海外在住の外国人材にとって日本での就職は、単に「職場や仕事に慣れる」だけでなく、「日本の環境にれる」必要もあります。新卒入社であれば「初めての社会人生活」がさらに加わるのであり、日本人の就職と比較し、生活を軌道に乗せるまでの負担は大きいと言えます。来日当初、最も困ったことは何かという質問についても「生活に必要な手続きなど(役所/銀行口座/携帯)」が34%で最多という結果になりました。


 異国の地に移ったばかりのタイミングで、その国のシステムが分からず言語の壁もある中で、各種手続きをするハードルの高さは想像に難くありません。来日当初から日本での生活に慣れるまでの期間中、企業側のサポートは不可欠でしょう。そして、上記グラフの他の困りごとも含め、サポートは決して難しいことではなく、日本人であれば誰でも対応できるはずです。

他に、日本での生活について事前に知っておきたかったこととして、以下の回答が寄せられました。
各種手続きのほか、生活上の細かい違いや日本のルール、文化に戸惑う声が散見されます。
 


事前にこうした細かなニーズを把握しきれないからこそ、
「違いがある前提で、違いに直面した時にどうするか」を最初の研修でインストールすることが重要です。

同時に、問題に直面した時に気軽に質問、相談ができる体制を用意しておきたいところです。世話役となる同期やメンターを付ける、生活上の疑問を受け付けるチャットグループを作るなど、ちょっとした工夫で対応できるのではないでしょうか。
 

また、アンケート回答の中には「イメージがついているとより楽しく生活できると思う」という声もありました。

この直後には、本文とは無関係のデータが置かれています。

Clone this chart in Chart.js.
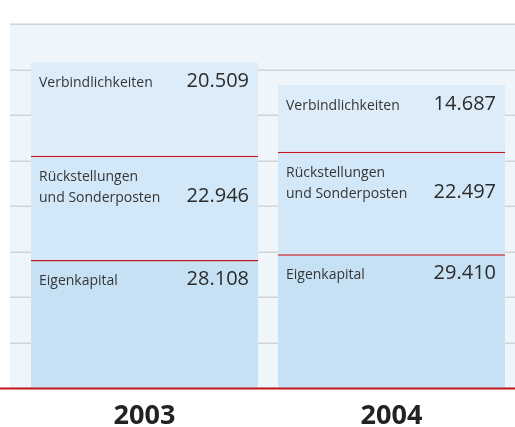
<!DOCTYPE html>
<html>
<head>
<meta charset="utf-8">
<script src="https://cdn.jsdelivr.net/npm/chart.js@4.4.1/dist/chart.umd.min.js"></script>
<style>
html,body{margin:0;padding:0;background:#fff;}
#wrap{width:515px;height:427px;position:relative;}
</style>
</head>
<body>
<div id="wrap"><canvas id="c" width="515" height="427"></canvas></div>
<script>
const years = ['2003', '2004'];
const eigenkapital = [28.108, 29.410];
const rueckstellungen = [22.946, 22.497];
const verbindlichkeiten = [20.509, 14.687];
const segmentLabels = [['Eigenkapital'], ['Rückstellungen', 'und Sonderposten'], ['Verbindlichkeiten']];
const gridValues = [0, 10, 20, 30, 40, 50, 60, 70, 80];

const FONT = '"Open Sans", "Noto Sans", sans-serif';
const RED = '#c3161f';

const bgPlugin = {
  id: 'bg',
  beforeDatasetsDraw(chart) {
    const {ctx, scales} = chart;
    const y = scales.y;
    ctx.save();
    ctx.fillStyle = '#eef6fb';
    const top = y.getPixelForValue(80);
    const bottom = y.getPixelForValue(0);
    ctx.fillRect(10, top, chart.width - 10, bottom - top);
    ctx.strokeStyle = '#d3d3d3';
    ctx.lineWidth = 1.5;
    gridValues.forEach(v => {
      const py = Math.round(y.getPixelForValue(v)) + 0.25;
      ctx.beginPath();
      ctx.moveTo(10, py);
      ctx.lineTo(chart.width, py);
      ctx.stroke();
    });
    ctx.restore();
  },
  afterDatasetsDraw(chart) {
    const {ctx, scales} = chart;
    const y = scales.y;
    ctx.save();
    chart.data.datasets.forEach((ds, di) => {
      const meta = chart.getDatasetMeta(di);
      meta.data.forEach((el, i) => {
        const left = el.x - el.width / 2;
        const right = el.x + el.width / 2;
        const top = Math.min(el.y, el.base);
        const lines = segmentLabels[di];
        ctx.fillStyle = '#363636';
        ctx.font = '14px ' + FONT;
        ctx.textAlign = 'left';
        ctx.textBaseline = 'alphabetic';
        const by = top + 25;
        lines.forEach((ln, k) => {
          ctx.fillText(ln, left + 8, by + k * 21);
        });
        const lastBase = by + (lines.length - 1) * 21;
        ctx.font = '20px ' + FONT;
        ctx.fillStyle = '#2b2b2b';
        ctx.textAlign = 'right';
        ctx.fillText(ds.data[i].toFixed(3), right - 9, lastBase);
      });
    });
    const by = y.getPixelForValue(0);
    ctx.strokeStyle = RED;
    ctx.lineWidth = 2;
    ctx.beginPath();
    ctx.moveTo(0, by + 0.5);
    ctx.lineTo(chart.width, by + 0.5);
    ctx.stroke();
    ctx.restore();
  }
};

new Chart(document.getElementById('c'), {
  type: 'bar',
  data: {
    labels: years,
    datasets: [
      {label: 'Eigenkapital', data: eigenkapital, backgroundColor: '#c6e1f4',
       borderColor: RED, borderWidth: {top: 1.5, left: 0, right: 0, bottom: 0}, borderSkipped: false},
      {label: 'Rückstellungen und Sonderposten', data: rueckstellungen, backgroundColor: '#d2e7f7',
       borderColor: RED, borderWidth: {top: 1.5, left: 0, right: 0, bottom: 0}, borderSkipped: false},
      {label: 'Verbindlichkeiten', data: verbindlichkeiten, backgroundColor: '#dcedf9', borderWidth: 0}
    ]
  },
  options: {
    responsive: false,
    animation: false,
    devicePixelRatio: 1,
    layout: {padding: {top: 24, left: 21, right: 0, bottom: 0}},
    plugins: {legend: {display: false}, tooltip: {enabled: false}},
    datasets: {bar: {categoryPercentage: 1, barPercentage: 0.919}},
    scales: {
      x: {
        stacked: true,
        grid: {display: false, drawTicks: false},
        border: {display: false},
        ticks: {color: '#222222', padding: 12, font: {family: FONT, size: 27, weight: 'bold'}},
        afterFit(scale) { scale.height = 39; }
      },
      y: {
        stacked: true,
        display: false,
        min: 0, max: 80,
        ticks: {stepSize: 10}
      }
    }
  },
  plugins: [bgPlugin]
});
</script>
</body>
</html>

生活の安定と職場での充実度は比例する部分も大きいので、仕事で早期に活躍をしてもらうためにも、日本での生活を気持ち良くスタートできるよう、慣れるまでの期間は手厚くサポートをしたいです。 

他に、「来日のタイミングに合わせてファイナンシャルサポートがもらえたらうれしい」というリクエストも寄せられました。住宅を借り、生活に必要な家具・家電をそろえるとなると、来日当初にまとまったお金が必要になるため、一時金を用意できると理想的です。実際に外国人材採用を行う企業の中には、海外から国を超えて日本に来ることを考慮し、外国人材にのみ一時金を支払う企業もあります。地方から上京する日本人にも同じ悩みがあるのであり、外国人材にだけそのような待遇をするのが難しい場合は、ボーナスや給与を先払いするなど、日本人社員と差が出ないやり方で工夫すると良いのではないでしょうか。 

なお、来日時の航空券代は当社顧客の9割以上が企業負担で、引っ越し費用も会社が負担するケースの方が多いです。


■求められる日本語レベルについて

前述したように、外国人材にも入社前にスムーズに仕事ができるように準備したいニーズがあることは頭に入れておきたいポイントです。

■一緒に働くメンバーについて

一緒に働くメンバーについて知っておきたかった理由には、「入社前にお互いのことを知っていればコミュニケーションが取りやすいから」「自分がチームの人からどのような期待をされているか理解しておきたかったから」「新卒がどのようにチーム内で働くのか、イメージを掴むことができると思う」といった意見が目立ちました。これらの要望は日本人の新卒であっても同様でしょう。

一方、外国人材ならではの理由としては、「外国人にとってメンバーを覚えて仲良くなるのは時間がかかるから」という声がありました。

日本語の名前に馴染みがないゆえに顔と名前を一致させるのが難しかったり、職場によっては外国人材が珍しい存在になってしまい、距離を縮めるのに時間がかかったりといったケースもあります。事前に顔合わせの機会をつくるほか、入社後に懇親の機会を設けるなど、コミュニケーションの場を意識的に設けることが早期立ち上がりのポイントの一つとなるでしょう。  

また、「他の外国人社員と事前につながることで仕事がより楽しくなると思う」という回答もあり、すでに社内に外国人メンバーがいるのであれば、事前に両者をつなぐのも有効でしょう。